そんな父と周辺の人々も高齢のため、出かける機会がめっきり減ってしまい皆それぞれに家族や介護のサポートを乞うている。離れて暮らす私たちは父を美留和に呼び寄せることを考えたこともあるのだが、今となっては住み慣れた街から、兄弟姉妹をはじめ友人知人との数十年に渡る人間関係が築かれている土地から父を引き離さずにすんで良かったと思う。自然の常ではあるが、これからさらに枯れ細っていく老人の中に洋服で雪駄姿の、はぐれ者で粋な父の面影をいつまでも追い続けるだろう。


2023-05-15

夕闇

突如外灯がともった。今では体の自由度が制限されてはいても、何かよっぽどのことを除いて多くは胸のうちに留めたままの控えめな姿が日頃の様子なだけに、薄暗い中をこちらに向かい近づく老女の気配に、具合でも悪くされてしまったのだろうか・・・と身を構えた。こちらから声をかける前に「もう、おやめなさいな、危ないわよ」と細い声が届いた。珍しく外で仕事をしている私を慮ってわざわざ出てきて下さったことをようやく理解した。配送してもらったばかりの次の冬のための薪を薪棚に積む作業をしているところだった。

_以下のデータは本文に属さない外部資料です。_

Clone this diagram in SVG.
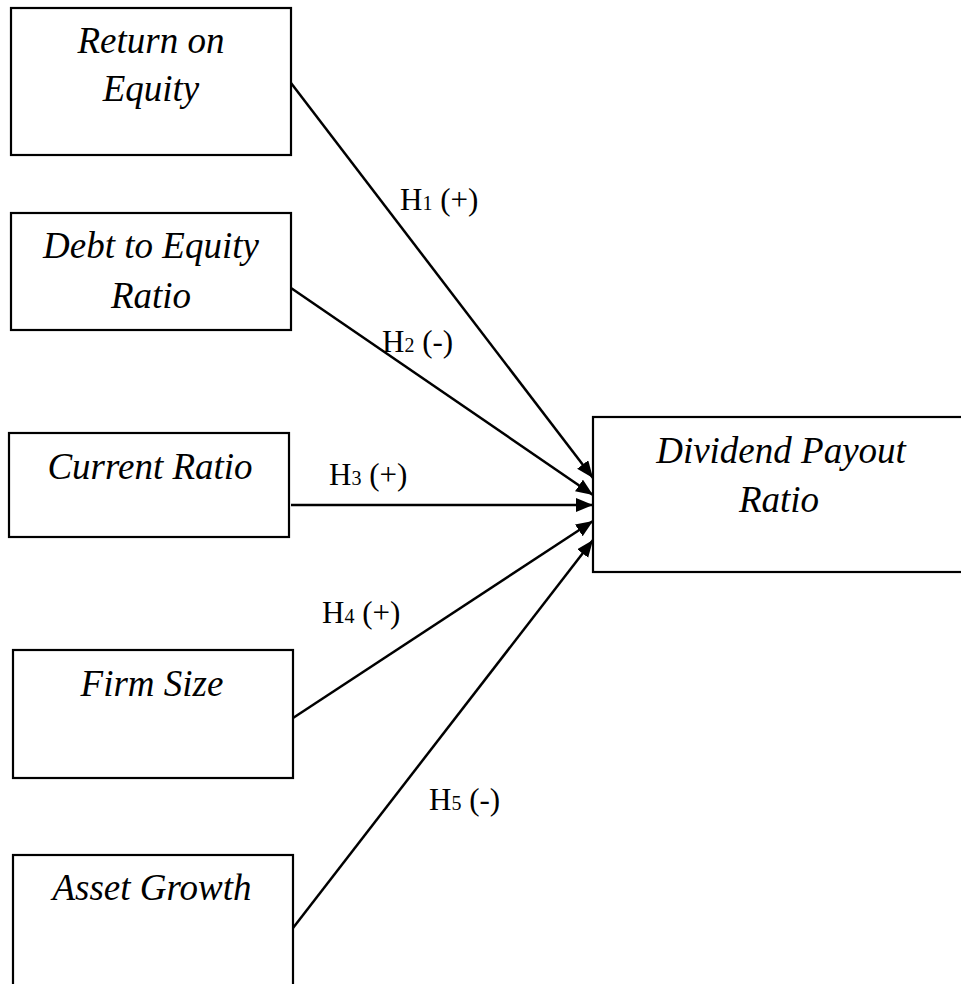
<svg xmlns="http://www.w3.org/2000/svg" width="961" height="984" viewBox="0 0 961 984">
<style>
.box{fill:#fff;stroke:#000;stroke-width:2.2}
.nt{font-family:"Liberation Serif","Times New Roman",serif;font-style:italic;font-size:37px;fill:#000;text-anchor:middle}
.lb{font-family:"Liberation Serif","Times New Roman",serif;font-size:31px;fill:#000}
.sub{font-size:20px}
.ln{stroke:#000;stroke-width:2.5;fill:none;marker-end:url(#ah)}
</style>
<defs>
<marker id="ah" markerUnits="userSpaceOnUse" markerWidth="18" markerHeight="15" refX="17" refY="7" orient="auto">
<path d="M0,0 L17,7 L0,14 z" fill="#000"/>
</marker>
</defs>
<rect width="961" height="984" fill="#fff"/>
<g id="connectors">
<line class="ln" x1="291" y1="83" x2="593" y2="478"/>
<line class="ln" x1="291" y1="288" x2="593" y2="495"/>
<line class="ln" x1="291" y1="505" x2="593" y2="505"/>
<line class="ln" x1="293" y1="718" x2="593" y2="521"/>
<line class="ln" x1="293" y1="928" x2="593" y2="540"/>
<text class="lb" x="400" y="210">H<tspan class="sub">1</tspan> (+)</text>
<text class="lb" x="382" y="352">H<tspan class="sub">2</tspan> (-)</text>
<text class="lb" x="329" y="485">H<tspan class="sub">3</tspan> (+)</text>
<text class="lb" x="322" y="623">H<tspan class="sub">4</tspan> (+)</text>
<text class="lb" x="429" y="810">H<tspan class="sub">5</tspan> (-)</text>
</g>
<g id="roe">
<rect class="box" x="11" y="8" width="280" height="147"/>
<text class="nt" x="151" y="53">Return on</text>
<text class="nt" x="151" y="101">Equity</text>
</g>
<g id="der">
<rect class="box" x="11" y="213" width="280" height="117"/>
<text class="nt" x="151" y="258">Debt to Equity</text>
<text class="nt" x="151" y="308">Ratio</text>
</g>
<g id="cr">
<rect class="box" x="9" y="433" width="280" height="104"/>
<text class="nt" x="150" y="479">Current Ratio</text>
</g>
<g id="fs">
<rect class="box" x="13" y="650" width="280" height="128"/>
<text class="nt" x="152" y="696">Firm Size</text>
</g>
<g id="ag">
<rect class="box" x="13" y="855" width="280" height="140"/>
<text class="nt" x="152" y="900">Asset Growth</text>
</g>
<g id="dpr">
<rect class="box" x="593" y="417" width="380" height="155"/>
<text class="nt" x="781" y="463">Dividend Payout</text>
<text class="nt" x="779" y="512">Ratio</text>
</g>
</svg>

危ないから、を繰り返しつつ「プレゼント」と言って、おもむろに干し柿が差し出された。心配をかけてしまったことを詫び、その「プレゼント」ーこころのこもった差し入れーをありがたく頂戴した。去年の作業時に手の親指が動かせなくなったこと、足の親指側の足底がつったことから、しっかりふんばれるよう5本指の靴下を履いて手の短母指外転筋と母指内転筋、足の前脛骨筋をサポートするようにテーピングをしたりなど、思いつくかぎり万全の準備をし挑んでいた。家人の留守中に一人で担う大役に、体力の閾値の限界を多少上回っても精神的には高揚していたこともあろうが、実は幼少の頃のことがふと思い出されて、なかなか作業を止められない状態に陥っていた。20代前半の若い父母が二人で始めた自営業の木材工場で、夕方職人さんたちが仕事を終え引き上げたあとの、夕刻からすっかり暗くなるのを過ぎても仕事をする両親の周りで遊んでいたことが思い出されたのだった。何度訂正しても、そのときのことが話題にのぼるときまって母は、子供たちに不憫な思いをさせてしまったと言うのだが子供の頃の私は、忙しい両親の近くにいられることが単純にうれしかったのだ。作業そのものよりも懐かしい記憶になかなか切りをつけられなかったところの老女の助け舟は、その情景を蒼い空にゆっくり還していった。